**PROVIDED RECORDS:**
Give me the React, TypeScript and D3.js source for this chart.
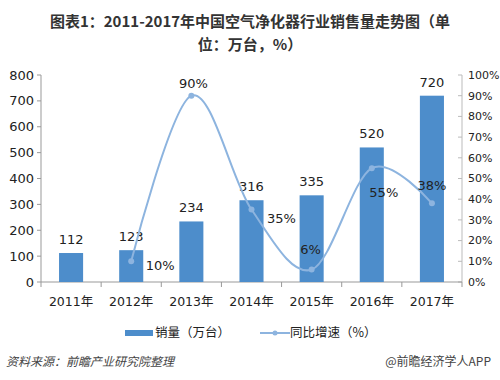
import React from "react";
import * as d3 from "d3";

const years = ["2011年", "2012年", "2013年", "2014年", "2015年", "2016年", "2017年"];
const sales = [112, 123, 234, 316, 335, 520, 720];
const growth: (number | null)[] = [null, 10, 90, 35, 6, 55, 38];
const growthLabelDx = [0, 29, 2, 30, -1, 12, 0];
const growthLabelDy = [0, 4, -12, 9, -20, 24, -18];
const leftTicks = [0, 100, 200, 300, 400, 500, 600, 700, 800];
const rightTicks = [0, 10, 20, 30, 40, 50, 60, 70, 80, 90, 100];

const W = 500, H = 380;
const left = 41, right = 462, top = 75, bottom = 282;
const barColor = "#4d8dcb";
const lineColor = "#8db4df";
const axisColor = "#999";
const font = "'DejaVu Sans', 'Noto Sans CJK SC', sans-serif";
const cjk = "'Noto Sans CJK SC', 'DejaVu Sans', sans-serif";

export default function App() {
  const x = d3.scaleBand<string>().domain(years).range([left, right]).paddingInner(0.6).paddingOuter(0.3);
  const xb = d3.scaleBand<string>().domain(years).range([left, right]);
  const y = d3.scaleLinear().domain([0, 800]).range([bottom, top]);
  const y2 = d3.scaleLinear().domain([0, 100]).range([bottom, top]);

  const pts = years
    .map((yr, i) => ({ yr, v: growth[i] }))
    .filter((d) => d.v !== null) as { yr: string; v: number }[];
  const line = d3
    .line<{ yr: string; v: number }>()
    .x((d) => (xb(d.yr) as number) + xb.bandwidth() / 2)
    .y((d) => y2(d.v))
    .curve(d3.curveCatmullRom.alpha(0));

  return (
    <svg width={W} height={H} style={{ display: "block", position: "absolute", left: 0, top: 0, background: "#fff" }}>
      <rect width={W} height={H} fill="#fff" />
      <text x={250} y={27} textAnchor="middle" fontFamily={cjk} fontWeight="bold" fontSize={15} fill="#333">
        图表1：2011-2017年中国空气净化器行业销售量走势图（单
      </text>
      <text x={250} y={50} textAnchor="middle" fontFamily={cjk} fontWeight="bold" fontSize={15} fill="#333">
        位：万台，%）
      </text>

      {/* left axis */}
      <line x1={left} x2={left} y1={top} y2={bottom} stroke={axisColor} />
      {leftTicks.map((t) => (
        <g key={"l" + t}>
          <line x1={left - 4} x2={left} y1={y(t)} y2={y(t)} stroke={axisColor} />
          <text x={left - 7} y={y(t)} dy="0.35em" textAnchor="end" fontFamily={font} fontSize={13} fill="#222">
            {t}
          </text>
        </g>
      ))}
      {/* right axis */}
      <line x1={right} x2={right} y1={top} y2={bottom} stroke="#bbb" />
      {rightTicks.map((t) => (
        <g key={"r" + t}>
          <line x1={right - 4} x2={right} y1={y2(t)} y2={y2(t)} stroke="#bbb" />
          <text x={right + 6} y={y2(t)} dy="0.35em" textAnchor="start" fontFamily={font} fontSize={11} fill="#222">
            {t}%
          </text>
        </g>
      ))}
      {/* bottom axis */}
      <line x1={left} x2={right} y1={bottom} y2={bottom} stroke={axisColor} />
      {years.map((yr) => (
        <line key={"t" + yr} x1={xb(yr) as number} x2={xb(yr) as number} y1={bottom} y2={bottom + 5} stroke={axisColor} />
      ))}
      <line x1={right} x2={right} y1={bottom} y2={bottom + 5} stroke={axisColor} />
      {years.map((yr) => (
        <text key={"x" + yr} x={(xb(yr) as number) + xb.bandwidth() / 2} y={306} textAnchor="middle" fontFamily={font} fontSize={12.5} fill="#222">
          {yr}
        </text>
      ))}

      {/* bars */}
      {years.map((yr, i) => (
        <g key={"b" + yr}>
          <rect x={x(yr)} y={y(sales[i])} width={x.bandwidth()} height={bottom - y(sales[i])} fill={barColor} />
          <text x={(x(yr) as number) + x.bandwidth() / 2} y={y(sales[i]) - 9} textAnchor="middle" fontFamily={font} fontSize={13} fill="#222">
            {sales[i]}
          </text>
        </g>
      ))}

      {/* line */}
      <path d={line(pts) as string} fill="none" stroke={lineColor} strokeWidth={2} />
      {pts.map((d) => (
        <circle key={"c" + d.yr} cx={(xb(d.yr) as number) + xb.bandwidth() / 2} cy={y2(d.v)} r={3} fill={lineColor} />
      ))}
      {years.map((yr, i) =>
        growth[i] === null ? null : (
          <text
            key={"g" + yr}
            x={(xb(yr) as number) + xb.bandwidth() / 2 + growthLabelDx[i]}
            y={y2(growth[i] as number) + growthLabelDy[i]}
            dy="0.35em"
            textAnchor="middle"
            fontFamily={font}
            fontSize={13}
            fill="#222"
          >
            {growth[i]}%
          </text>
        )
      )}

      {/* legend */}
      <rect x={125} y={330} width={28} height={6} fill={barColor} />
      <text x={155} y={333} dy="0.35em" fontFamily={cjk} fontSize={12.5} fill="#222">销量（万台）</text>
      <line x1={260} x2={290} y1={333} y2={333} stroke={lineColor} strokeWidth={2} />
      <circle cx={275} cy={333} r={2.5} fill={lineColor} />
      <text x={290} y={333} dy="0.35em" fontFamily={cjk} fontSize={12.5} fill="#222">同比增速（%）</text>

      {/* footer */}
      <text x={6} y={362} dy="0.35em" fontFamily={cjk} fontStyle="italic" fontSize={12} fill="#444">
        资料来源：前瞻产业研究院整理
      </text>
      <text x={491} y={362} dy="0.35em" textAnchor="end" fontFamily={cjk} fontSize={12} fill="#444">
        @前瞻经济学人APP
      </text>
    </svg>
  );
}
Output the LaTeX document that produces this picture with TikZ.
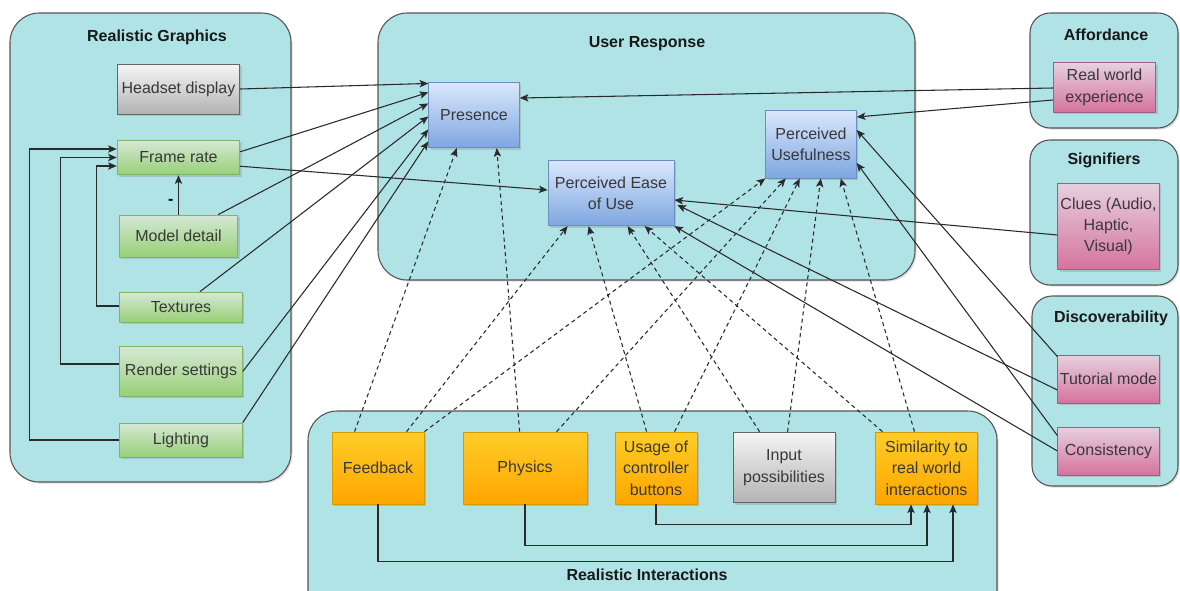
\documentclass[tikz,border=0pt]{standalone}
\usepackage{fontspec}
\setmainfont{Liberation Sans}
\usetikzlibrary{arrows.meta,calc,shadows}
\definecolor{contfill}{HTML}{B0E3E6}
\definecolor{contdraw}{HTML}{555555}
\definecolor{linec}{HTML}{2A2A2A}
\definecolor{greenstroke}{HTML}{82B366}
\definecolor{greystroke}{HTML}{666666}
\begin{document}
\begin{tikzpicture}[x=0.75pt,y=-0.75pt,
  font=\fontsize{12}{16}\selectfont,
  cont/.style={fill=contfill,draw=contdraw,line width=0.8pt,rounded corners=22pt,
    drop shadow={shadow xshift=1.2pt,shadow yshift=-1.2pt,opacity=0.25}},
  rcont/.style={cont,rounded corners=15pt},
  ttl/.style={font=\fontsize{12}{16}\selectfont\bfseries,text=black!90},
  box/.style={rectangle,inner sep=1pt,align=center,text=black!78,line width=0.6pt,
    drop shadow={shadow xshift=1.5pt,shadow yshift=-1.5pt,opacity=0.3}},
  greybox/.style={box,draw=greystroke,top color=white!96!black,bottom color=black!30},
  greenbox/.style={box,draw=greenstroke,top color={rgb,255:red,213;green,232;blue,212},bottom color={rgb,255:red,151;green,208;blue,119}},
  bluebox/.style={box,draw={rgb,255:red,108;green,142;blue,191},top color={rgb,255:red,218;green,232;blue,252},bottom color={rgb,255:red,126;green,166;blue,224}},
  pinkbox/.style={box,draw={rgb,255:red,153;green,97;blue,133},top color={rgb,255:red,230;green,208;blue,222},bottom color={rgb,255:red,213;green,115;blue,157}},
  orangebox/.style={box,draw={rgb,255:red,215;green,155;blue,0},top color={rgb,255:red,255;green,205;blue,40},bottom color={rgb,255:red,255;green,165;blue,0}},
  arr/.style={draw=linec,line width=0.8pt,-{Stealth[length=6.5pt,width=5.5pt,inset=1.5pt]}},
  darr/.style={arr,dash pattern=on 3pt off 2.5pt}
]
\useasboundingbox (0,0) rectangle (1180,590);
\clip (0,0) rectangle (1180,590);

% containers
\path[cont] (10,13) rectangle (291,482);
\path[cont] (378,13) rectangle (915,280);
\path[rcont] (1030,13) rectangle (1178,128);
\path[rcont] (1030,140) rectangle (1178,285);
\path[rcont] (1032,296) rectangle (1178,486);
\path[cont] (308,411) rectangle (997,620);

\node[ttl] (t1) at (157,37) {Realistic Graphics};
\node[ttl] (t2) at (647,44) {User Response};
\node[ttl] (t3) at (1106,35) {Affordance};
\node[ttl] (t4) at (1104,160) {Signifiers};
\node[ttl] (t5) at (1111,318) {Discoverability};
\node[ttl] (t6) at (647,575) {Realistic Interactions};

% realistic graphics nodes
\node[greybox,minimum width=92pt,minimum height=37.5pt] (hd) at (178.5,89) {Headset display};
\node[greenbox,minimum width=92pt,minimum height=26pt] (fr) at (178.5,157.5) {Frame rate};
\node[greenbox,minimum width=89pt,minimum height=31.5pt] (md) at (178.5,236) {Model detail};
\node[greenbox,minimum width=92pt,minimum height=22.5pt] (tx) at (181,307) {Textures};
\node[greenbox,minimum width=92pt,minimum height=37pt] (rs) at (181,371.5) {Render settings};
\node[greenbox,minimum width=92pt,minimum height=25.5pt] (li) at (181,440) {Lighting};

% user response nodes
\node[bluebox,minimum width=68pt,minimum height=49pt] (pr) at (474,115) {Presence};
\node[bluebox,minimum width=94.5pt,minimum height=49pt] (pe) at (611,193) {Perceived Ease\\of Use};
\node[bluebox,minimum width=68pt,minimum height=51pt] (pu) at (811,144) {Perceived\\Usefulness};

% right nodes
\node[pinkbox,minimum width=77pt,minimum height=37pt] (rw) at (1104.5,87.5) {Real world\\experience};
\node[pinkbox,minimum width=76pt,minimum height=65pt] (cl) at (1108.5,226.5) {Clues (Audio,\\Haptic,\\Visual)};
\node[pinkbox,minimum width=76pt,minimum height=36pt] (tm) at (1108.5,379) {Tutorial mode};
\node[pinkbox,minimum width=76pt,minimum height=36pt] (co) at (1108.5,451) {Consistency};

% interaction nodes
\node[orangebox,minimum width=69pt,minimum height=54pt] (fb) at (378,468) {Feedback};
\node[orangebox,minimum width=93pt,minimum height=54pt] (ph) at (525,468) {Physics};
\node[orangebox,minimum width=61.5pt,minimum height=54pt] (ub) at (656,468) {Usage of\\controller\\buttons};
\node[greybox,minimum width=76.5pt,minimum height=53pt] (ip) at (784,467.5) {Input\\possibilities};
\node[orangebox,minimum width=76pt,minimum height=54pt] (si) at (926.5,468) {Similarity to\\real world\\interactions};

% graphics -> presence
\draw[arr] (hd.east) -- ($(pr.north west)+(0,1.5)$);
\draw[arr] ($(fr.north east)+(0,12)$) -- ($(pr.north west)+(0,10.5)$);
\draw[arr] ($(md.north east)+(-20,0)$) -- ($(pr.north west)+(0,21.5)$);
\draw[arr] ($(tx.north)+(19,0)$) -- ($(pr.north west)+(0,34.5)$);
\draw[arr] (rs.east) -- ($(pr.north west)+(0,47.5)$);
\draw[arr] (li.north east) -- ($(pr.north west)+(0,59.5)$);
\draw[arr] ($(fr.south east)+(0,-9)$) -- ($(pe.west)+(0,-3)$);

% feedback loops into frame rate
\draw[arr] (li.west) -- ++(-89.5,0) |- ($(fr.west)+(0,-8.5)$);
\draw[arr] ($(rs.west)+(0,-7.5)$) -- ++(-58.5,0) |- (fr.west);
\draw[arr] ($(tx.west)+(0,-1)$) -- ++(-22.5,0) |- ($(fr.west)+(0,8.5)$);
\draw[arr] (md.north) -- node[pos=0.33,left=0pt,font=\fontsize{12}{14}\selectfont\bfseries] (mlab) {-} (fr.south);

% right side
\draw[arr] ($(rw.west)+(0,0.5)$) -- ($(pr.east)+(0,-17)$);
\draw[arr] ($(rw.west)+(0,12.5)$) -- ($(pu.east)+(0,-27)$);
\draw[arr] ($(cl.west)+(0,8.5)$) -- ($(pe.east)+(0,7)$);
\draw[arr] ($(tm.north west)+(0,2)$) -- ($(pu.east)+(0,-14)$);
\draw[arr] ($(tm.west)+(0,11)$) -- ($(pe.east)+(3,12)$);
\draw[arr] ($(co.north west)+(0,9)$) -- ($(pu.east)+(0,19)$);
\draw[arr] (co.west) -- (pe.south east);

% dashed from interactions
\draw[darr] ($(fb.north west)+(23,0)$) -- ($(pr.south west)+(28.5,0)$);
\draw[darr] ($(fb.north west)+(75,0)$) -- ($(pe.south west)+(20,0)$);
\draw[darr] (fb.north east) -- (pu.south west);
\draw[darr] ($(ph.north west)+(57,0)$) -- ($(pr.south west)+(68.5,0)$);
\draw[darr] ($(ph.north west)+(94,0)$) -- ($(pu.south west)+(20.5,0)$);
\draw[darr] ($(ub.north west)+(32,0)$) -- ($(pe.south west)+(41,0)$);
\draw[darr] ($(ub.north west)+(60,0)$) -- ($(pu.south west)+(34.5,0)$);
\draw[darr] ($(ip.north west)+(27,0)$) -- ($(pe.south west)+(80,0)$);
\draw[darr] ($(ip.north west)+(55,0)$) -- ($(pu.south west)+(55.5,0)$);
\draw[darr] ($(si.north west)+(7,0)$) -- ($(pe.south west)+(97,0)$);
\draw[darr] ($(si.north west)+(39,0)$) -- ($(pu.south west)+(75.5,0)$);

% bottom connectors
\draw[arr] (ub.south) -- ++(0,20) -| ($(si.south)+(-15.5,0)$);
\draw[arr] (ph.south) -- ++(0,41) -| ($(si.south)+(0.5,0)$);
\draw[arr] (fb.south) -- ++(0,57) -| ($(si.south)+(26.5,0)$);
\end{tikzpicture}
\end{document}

**TASK OBJECTIVE:** Return nothing but the lines running from the start of the data to the line with "import * as", please, both ends included and no pictures.

**TASK ANSWER:**
Give me the React, TypeScript and D3.js source for this chart.
import React from "react";
import * as d3 from "d3";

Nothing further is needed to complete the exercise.